» **Task instructions**
Locate every line that holds the string "this" and copy it.

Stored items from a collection
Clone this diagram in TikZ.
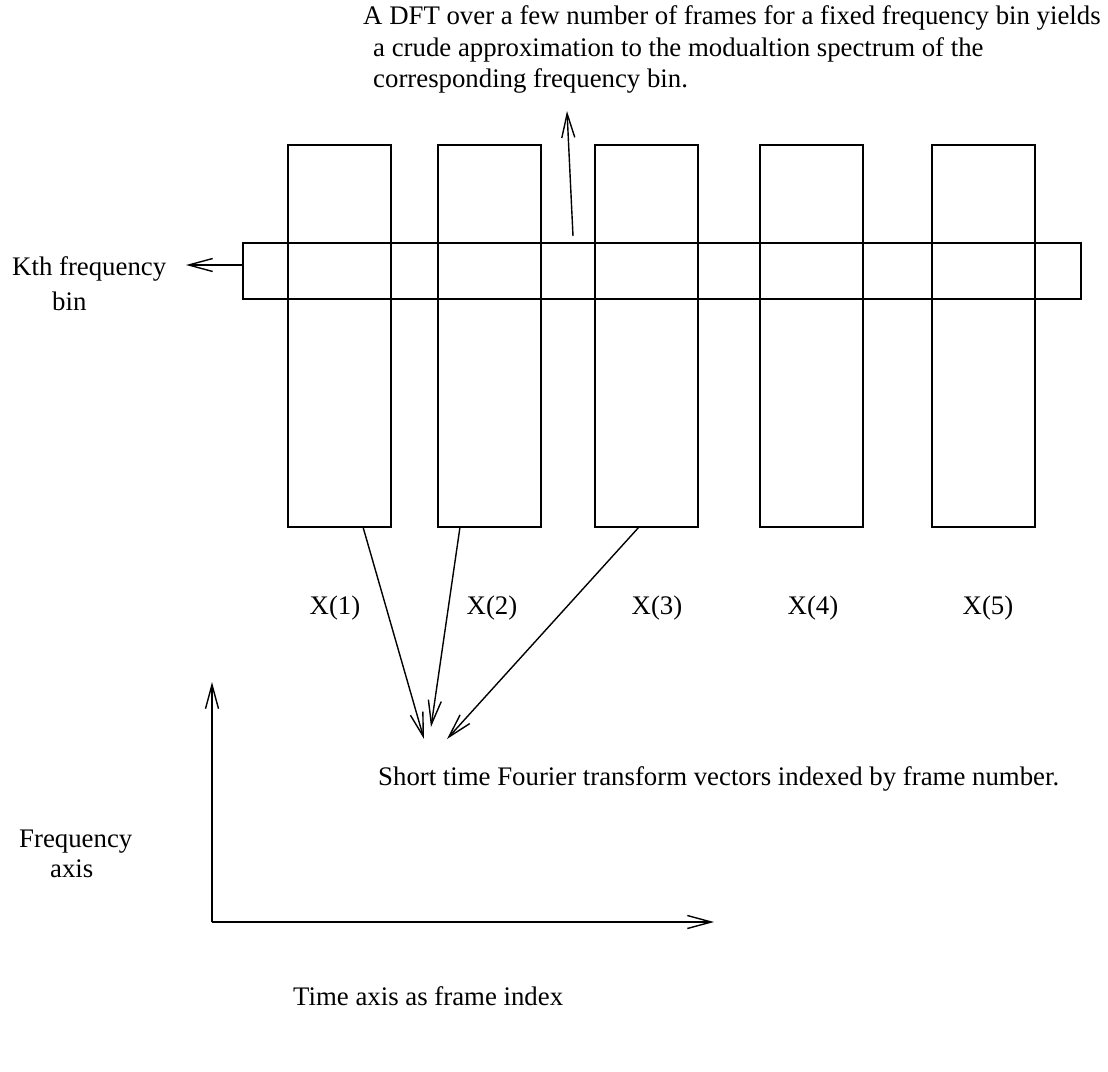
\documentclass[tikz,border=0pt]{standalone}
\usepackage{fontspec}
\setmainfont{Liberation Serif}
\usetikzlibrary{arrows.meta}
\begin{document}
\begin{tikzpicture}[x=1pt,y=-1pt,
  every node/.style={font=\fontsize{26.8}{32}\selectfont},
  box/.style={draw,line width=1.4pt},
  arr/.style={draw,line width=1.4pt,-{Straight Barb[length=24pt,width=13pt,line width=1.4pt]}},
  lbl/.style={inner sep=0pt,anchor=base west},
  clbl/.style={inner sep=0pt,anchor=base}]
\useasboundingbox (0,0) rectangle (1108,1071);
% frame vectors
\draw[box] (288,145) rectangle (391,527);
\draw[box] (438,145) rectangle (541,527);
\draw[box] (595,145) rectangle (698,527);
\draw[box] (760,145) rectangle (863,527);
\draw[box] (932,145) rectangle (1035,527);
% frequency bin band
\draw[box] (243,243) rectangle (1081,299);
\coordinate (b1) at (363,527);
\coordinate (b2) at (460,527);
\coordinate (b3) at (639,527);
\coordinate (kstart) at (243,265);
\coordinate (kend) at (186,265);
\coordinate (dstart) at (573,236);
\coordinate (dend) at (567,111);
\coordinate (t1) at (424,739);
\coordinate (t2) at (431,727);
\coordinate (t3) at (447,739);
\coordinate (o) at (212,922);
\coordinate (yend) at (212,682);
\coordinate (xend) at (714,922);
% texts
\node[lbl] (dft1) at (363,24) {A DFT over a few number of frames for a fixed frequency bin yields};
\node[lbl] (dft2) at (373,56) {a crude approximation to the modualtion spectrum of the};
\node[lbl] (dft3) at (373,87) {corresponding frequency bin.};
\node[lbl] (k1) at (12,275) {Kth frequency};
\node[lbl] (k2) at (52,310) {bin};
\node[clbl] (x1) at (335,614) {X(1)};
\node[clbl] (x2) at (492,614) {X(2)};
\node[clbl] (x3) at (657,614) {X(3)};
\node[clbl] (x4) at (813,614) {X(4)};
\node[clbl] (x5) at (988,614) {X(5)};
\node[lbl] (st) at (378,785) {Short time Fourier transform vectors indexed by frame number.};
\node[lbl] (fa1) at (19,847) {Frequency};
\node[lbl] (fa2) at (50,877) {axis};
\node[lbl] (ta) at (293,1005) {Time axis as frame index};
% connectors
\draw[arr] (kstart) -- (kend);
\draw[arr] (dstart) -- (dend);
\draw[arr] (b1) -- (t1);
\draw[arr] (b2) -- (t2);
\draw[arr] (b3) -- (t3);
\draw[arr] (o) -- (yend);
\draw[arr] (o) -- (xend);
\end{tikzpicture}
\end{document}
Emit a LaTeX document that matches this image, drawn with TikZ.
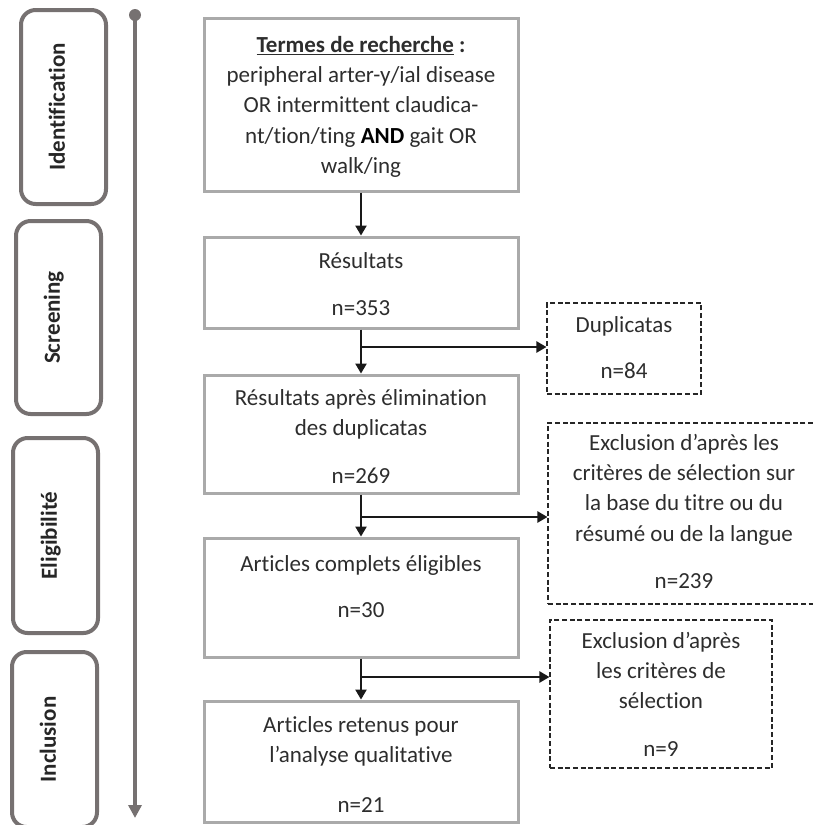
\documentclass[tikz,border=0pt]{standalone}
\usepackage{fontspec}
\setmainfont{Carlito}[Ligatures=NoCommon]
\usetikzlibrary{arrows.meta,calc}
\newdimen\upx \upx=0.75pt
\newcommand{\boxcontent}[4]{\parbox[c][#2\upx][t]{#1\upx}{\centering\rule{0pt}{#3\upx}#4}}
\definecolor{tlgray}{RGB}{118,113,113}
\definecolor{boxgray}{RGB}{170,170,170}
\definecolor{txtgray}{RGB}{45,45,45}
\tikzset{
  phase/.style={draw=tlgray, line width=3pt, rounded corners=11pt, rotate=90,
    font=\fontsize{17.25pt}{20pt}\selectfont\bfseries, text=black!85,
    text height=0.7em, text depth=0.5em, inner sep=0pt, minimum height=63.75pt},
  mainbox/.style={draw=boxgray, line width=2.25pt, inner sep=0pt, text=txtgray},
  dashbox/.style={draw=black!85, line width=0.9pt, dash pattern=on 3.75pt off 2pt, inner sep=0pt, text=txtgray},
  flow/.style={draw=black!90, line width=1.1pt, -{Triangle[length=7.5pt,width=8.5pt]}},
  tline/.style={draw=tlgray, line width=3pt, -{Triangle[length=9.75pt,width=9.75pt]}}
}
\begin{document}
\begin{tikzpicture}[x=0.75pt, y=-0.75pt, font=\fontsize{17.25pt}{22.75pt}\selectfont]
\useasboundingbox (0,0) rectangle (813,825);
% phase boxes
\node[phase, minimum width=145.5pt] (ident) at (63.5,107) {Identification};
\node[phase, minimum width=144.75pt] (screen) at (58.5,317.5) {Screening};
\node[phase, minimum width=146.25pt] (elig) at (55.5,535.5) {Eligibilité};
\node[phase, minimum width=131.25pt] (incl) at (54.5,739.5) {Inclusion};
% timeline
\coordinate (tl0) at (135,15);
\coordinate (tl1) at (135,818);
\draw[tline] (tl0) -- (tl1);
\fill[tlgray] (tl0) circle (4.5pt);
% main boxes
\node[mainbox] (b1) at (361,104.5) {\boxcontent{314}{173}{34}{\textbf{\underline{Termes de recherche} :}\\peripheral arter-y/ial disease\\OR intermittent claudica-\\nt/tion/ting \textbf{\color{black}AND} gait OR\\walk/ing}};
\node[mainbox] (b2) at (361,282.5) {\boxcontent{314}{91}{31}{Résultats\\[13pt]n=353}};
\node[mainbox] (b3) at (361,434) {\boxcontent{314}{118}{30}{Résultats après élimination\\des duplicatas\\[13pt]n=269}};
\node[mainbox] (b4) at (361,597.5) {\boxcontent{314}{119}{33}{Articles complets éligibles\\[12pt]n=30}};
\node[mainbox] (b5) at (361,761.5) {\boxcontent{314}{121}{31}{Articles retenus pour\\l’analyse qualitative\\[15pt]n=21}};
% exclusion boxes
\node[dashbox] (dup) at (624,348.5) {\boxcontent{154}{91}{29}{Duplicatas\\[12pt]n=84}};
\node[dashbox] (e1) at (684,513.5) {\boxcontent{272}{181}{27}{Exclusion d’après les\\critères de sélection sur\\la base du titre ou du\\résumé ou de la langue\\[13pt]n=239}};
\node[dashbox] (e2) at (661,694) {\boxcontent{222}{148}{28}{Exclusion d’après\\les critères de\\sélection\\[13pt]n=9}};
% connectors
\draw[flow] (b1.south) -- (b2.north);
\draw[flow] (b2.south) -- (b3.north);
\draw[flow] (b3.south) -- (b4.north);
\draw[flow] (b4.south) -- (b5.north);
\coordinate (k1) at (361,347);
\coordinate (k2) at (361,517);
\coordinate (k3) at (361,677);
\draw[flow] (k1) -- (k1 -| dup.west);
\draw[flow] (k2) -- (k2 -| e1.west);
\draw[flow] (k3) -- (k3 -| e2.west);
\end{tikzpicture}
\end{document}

» **Answer for the task**
Clone this diagram in TikZ.
Emit a LaTeX document that matches this image, drawn with TikZ.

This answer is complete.